Data for processing:
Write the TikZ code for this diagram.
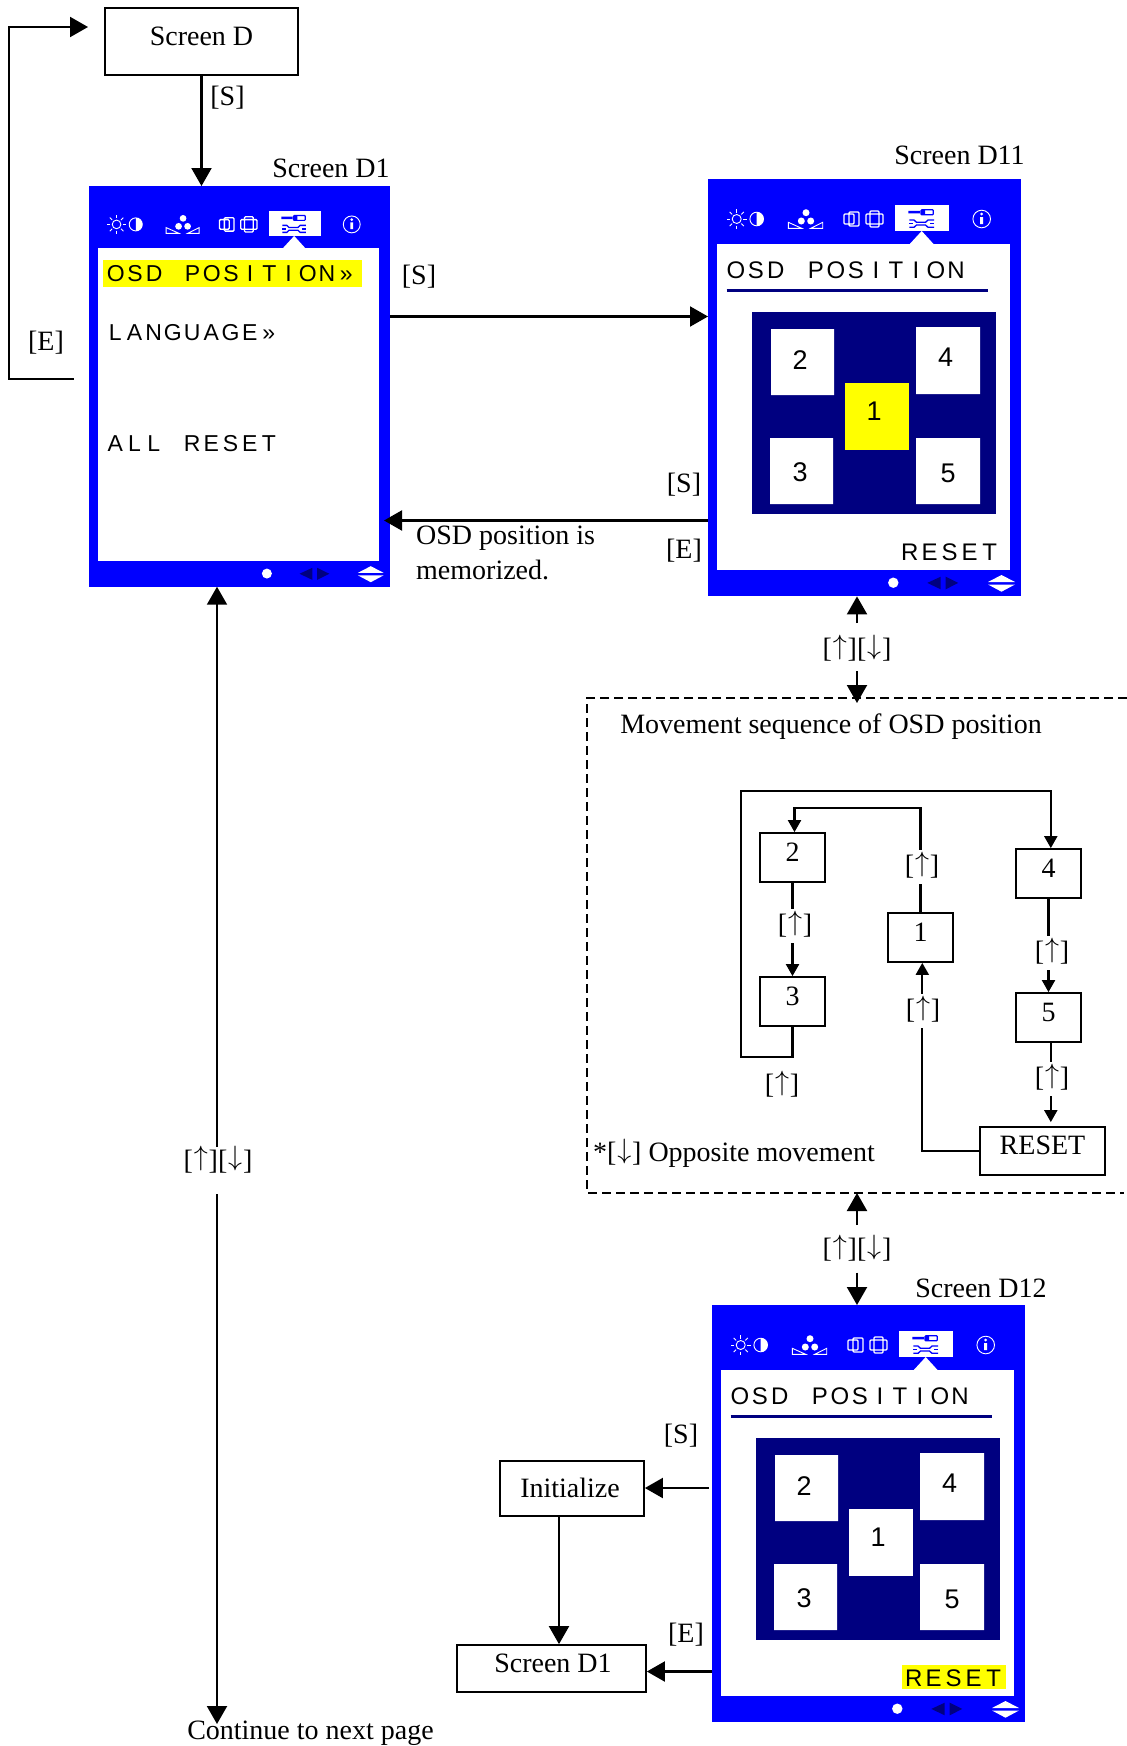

---

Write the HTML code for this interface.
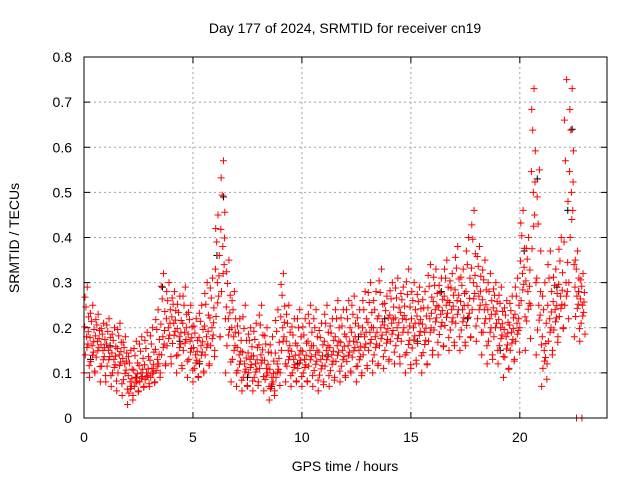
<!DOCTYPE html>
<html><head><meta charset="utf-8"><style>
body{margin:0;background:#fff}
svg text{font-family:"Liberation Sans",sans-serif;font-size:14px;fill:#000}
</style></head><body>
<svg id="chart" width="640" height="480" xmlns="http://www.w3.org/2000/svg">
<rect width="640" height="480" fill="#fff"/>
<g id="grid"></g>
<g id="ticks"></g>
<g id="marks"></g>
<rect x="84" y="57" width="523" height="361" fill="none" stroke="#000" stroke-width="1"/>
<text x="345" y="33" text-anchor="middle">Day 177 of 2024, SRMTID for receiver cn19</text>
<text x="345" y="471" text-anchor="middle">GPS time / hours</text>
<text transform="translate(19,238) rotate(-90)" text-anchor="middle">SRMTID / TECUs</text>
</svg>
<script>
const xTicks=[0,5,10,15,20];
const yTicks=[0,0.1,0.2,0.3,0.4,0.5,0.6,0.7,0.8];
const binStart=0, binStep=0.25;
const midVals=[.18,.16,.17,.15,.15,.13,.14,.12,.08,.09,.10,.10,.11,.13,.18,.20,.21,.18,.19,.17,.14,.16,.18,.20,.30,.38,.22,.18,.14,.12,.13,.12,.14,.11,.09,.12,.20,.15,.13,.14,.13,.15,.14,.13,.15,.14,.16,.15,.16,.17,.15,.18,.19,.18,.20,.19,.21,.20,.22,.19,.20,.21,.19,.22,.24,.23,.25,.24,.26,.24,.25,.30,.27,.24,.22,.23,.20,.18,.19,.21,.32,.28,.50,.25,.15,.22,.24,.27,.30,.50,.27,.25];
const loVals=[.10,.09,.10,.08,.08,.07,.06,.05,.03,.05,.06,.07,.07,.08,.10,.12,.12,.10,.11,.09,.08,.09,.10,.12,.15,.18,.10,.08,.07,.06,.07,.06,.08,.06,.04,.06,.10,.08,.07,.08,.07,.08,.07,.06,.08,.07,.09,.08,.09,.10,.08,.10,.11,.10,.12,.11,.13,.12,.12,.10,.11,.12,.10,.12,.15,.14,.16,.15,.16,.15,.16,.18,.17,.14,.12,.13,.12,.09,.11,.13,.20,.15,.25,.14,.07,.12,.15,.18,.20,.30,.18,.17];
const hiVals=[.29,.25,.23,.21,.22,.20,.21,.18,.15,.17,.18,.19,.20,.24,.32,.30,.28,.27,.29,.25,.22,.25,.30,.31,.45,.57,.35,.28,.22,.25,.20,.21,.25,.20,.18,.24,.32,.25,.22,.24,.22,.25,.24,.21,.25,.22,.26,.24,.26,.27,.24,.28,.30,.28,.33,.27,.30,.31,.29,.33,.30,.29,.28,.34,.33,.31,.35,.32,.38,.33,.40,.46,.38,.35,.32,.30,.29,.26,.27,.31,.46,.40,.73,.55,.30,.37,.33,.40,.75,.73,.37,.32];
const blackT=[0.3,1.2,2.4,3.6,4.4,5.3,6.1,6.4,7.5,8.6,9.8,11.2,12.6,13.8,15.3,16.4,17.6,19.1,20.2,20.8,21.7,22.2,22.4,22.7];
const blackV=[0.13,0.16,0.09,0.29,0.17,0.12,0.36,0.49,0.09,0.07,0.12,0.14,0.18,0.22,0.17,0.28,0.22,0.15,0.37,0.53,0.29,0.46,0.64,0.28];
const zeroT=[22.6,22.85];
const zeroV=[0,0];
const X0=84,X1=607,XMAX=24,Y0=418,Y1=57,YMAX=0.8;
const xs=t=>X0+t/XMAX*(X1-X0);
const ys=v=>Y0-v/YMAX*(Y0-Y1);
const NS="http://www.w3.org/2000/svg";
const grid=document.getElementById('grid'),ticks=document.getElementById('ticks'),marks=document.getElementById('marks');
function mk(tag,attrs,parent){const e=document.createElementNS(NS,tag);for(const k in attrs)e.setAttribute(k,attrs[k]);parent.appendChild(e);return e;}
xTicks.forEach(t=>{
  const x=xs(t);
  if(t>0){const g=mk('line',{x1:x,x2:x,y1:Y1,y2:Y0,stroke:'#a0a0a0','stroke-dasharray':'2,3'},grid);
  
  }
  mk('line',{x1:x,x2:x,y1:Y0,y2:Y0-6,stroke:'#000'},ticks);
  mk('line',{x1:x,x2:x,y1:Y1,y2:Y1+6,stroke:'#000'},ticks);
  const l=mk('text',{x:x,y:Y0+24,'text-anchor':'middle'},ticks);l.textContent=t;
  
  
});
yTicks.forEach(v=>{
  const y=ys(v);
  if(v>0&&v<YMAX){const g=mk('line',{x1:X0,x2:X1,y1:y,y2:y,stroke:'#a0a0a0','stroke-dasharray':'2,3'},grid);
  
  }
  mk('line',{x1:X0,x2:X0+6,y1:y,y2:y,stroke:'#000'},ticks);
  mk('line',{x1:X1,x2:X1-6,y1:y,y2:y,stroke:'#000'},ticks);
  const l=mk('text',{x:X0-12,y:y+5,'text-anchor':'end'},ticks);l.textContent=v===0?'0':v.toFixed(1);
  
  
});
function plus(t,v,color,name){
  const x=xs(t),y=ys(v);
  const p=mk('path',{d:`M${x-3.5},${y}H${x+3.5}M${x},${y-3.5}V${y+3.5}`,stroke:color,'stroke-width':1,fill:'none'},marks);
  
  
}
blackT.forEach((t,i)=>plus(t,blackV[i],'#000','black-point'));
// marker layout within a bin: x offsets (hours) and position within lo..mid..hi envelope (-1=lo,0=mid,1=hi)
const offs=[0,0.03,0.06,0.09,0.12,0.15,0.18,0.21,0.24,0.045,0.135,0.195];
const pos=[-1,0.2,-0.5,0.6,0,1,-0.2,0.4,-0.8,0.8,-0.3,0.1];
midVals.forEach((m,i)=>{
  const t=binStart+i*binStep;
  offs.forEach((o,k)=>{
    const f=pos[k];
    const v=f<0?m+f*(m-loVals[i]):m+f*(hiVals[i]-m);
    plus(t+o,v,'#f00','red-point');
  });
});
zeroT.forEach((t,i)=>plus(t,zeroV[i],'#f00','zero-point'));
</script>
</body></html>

Required work: Lines containing the string "this" are to be selected and copied.

The response:
Write the TikZ code for this diagram.
Write the HTML code for this interface.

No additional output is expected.